Instructions to follow:
Determine how many lines of the data below contain "this", then give only that number.

-- BEGIN Data for the task --

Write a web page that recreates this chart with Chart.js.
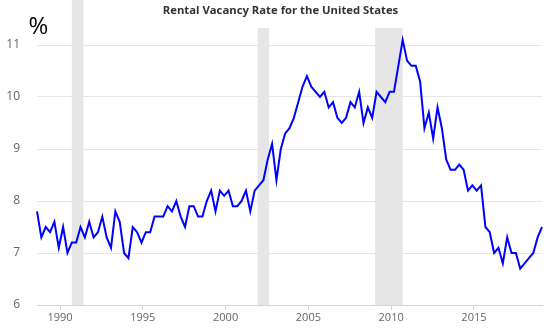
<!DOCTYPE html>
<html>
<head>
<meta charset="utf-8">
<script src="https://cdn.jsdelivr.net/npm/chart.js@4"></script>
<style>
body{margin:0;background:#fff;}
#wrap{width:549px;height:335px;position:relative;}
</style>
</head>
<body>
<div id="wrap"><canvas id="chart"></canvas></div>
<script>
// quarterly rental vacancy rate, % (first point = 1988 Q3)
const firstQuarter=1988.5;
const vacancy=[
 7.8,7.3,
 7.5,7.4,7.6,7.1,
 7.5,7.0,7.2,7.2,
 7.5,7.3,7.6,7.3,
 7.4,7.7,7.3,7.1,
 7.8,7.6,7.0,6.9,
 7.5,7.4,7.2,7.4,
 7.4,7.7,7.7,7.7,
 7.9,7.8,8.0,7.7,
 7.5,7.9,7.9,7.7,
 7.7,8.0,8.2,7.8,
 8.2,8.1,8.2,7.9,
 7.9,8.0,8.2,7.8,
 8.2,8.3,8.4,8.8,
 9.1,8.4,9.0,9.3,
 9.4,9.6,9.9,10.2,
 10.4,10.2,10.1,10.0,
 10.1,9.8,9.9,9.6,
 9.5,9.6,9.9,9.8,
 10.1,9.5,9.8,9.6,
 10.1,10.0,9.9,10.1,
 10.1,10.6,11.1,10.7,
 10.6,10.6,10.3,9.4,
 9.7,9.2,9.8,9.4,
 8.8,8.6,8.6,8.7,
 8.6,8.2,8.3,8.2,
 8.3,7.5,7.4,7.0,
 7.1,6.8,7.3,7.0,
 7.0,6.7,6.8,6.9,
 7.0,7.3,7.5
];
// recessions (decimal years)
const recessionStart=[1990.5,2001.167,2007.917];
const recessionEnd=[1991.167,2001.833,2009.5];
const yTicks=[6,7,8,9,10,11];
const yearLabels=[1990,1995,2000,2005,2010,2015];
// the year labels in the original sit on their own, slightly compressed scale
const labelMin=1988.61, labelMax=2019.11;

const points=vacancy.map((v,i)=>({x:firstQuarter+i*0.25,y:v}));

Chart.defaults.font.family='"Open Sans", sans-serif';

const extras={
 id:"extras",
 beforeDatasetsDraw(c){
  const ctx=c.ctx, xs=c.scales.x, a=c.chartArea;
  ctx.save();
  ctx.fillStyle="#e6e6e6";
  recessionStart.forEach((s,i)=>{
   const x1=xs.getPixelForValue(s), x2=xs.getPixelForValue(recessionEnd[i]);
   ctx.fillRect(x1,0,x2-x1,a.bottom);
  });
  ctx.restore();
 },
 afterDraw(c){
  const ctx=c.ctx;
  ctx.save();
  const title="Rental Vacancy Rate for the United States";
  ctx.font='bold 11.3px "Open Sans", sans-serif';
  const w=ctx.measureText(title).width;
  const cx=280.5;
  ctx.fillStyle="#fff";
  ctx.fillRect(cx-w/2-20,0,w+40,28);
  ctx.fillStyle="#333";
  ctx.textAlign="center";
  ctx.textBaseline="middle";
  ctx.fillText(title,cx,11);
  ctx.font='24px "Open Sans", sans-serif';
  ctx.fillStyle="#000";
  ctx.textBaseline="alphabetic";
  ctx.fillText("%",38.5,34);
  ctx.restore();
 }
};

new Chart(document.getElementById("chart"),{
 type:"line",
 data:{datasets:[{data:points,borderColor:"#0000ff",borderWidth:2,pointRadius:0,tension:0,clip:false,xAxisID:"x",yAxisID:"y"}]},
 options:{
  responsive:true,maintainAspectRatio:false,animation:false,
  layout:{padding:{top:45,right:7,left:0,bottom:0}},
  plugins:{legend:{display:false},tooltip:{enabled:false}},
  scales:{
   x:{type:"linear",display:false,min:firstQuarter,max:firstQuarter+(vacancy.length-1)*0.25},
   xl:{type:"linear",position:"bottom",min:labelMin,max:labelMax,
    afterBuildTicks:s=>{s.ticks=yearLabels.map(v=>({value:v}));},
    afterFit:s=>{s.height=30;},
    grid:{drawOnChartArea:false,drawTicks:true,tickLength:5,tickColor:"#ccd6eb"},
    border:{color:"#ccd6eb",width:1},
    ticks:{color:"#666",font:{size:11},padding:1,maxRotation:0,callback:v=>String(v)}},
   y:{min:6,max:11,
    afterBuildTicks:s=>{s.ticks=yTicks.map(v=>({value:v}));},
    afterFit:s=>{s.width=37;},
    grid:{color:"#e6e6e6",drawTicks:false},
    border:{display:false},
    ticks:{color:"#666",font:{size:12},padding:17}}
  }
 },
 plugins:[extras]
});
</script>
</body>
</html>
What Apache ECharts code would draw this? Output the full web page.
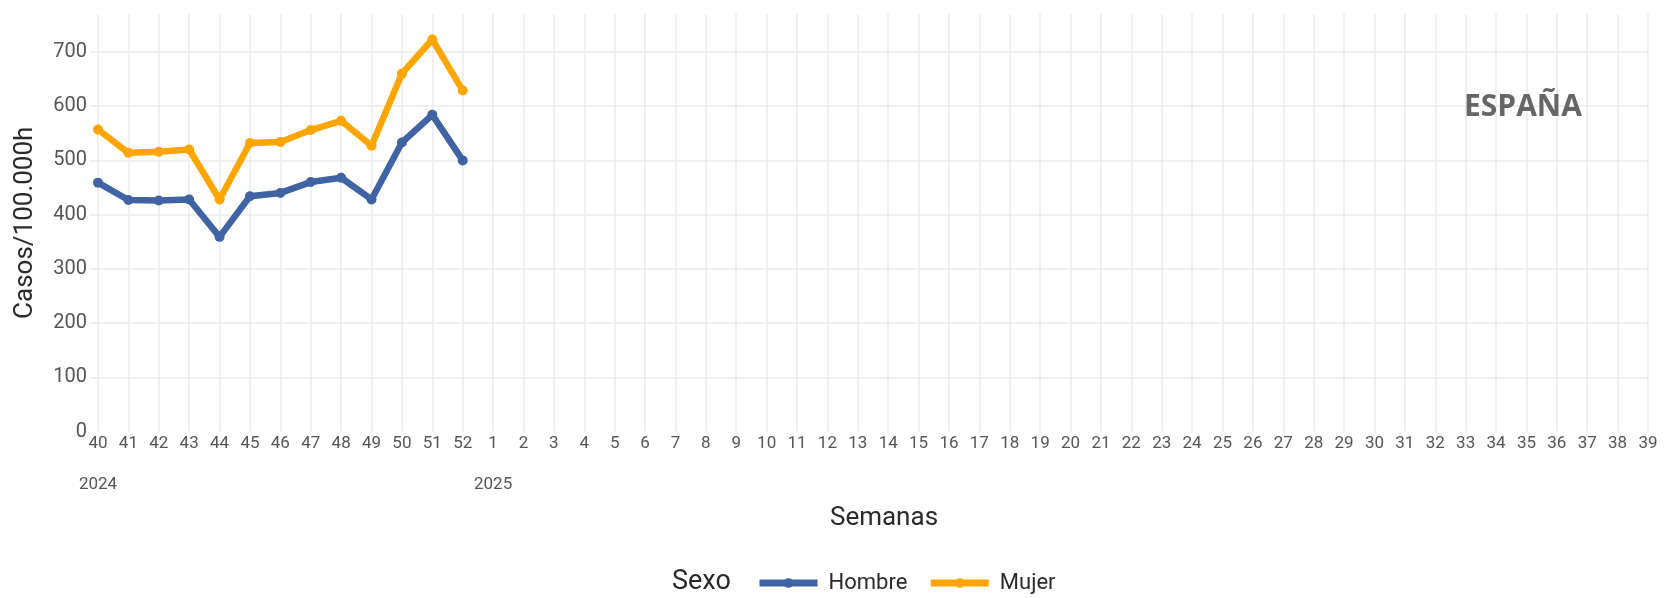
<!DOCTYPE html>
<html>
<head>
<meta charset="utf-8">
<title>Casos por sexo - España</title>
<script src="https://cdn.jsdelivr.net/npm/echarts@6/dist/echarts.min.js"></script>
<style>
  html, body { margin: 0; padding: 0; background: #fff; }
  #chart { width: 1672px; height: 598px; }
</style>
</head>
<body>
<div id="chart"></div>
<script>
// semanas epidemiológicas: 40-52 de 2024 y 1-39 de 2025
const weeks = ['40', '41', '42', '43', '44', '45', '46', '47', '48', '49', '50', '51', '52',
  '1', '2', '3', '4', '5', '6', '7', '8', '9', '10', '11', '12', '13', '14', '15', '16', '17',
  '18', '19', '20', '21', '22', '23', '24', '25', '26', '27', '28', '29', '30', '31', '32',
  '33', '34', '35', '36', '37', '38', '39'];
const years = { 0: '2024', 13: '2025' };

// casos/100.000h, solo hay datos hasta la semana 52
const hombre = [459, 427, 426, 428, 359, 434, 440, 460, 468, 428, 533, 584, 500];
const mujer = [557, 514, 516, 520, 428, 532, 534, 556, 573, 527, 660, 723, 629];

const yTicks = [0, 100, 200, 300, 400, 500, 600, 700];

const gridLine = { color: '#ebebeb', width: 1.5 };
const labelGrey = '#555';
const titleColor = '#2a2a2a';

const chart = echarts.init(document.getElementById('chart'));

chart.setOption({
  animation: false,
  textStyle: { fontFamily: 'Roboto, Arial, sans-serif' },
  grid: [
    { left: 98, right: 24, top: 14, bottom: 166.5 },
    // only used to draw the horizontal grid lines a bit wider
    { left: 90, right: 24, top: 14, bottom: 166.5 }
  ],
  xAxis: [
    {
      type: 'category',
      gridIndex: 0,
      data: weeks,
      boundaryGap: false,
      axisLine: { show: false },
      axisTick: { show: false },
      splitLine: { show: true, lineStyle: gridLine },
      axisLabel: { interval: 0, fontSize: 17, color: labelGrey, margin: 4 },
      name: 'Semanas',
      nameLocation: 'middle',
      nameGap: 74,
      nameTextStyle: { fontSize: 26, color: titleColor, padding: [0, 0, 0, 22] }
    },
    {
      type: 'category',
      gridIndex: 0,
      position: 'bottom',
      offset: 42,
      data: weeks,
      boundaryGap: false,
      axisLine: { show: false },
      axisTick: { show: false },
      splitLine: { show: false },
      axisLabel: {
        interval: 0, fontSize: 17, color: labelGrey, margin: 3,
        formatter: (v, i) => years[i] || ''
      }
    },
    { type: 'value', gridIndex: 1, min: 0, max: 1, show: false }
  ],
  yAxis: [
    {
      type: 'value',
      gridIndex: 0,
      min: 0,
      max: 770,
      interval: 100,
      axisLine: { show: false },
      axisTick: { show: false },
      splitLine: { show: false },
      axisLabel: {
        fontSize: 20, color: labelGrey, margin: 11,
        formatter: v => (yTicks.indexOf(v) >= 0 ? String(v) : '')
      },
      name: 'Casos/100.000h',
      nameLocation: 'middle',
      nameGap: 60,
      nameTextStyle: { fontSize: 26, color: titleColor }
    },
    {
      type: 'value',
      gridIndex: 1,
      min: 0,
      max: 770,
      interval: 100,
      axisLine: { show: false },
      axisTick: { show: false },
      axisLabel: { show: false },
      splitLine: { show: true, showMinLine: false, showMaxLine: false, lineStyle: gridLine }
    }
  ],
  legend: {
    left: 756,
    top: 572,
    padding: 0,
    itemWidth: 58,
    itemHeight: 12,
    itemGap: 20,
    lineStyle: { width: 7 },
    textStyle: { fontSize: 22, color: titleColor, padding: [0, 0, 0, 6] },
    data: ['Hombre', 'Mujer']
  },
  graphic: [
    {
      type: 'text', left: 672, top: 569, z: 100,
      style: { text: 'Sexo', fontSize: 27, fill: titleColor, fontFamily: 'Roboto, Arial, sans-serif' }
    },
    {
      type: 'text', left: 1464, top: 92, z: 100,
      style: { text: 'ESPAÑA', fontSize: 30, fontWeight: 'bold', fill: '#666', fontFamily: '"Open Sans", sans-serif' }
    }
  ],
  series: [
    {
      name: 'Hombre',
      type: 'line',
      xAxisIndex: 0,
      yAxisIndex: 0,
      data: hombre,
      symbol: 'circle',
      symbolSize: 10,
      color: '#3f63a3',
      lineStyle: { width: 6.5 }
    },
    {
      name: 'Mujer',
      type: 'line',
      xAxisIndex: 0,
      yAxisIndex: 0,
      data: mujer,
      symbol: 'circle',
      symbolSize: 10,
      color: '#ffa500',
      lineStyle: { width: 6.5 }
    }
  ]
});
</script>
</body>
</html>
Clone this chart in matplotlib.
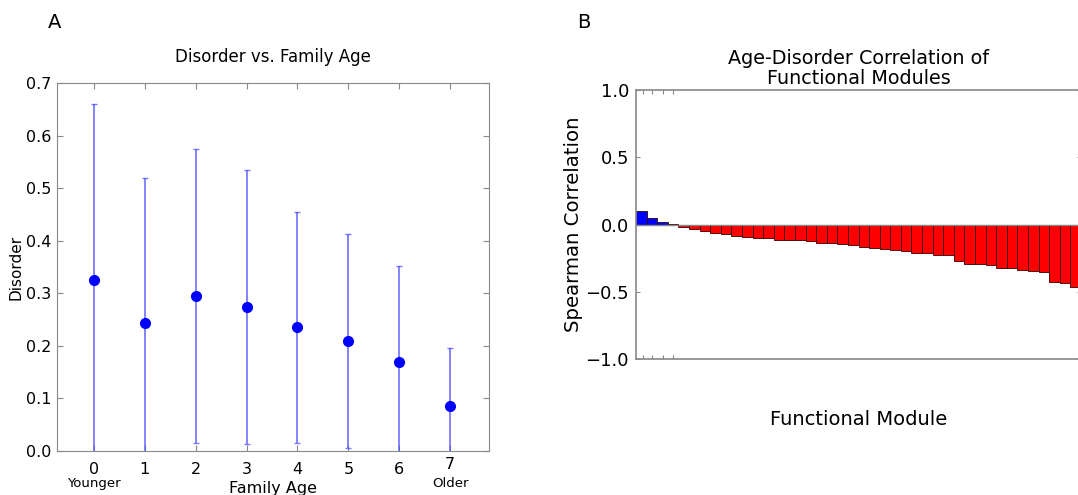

-- END Data for the task --

The answer:
3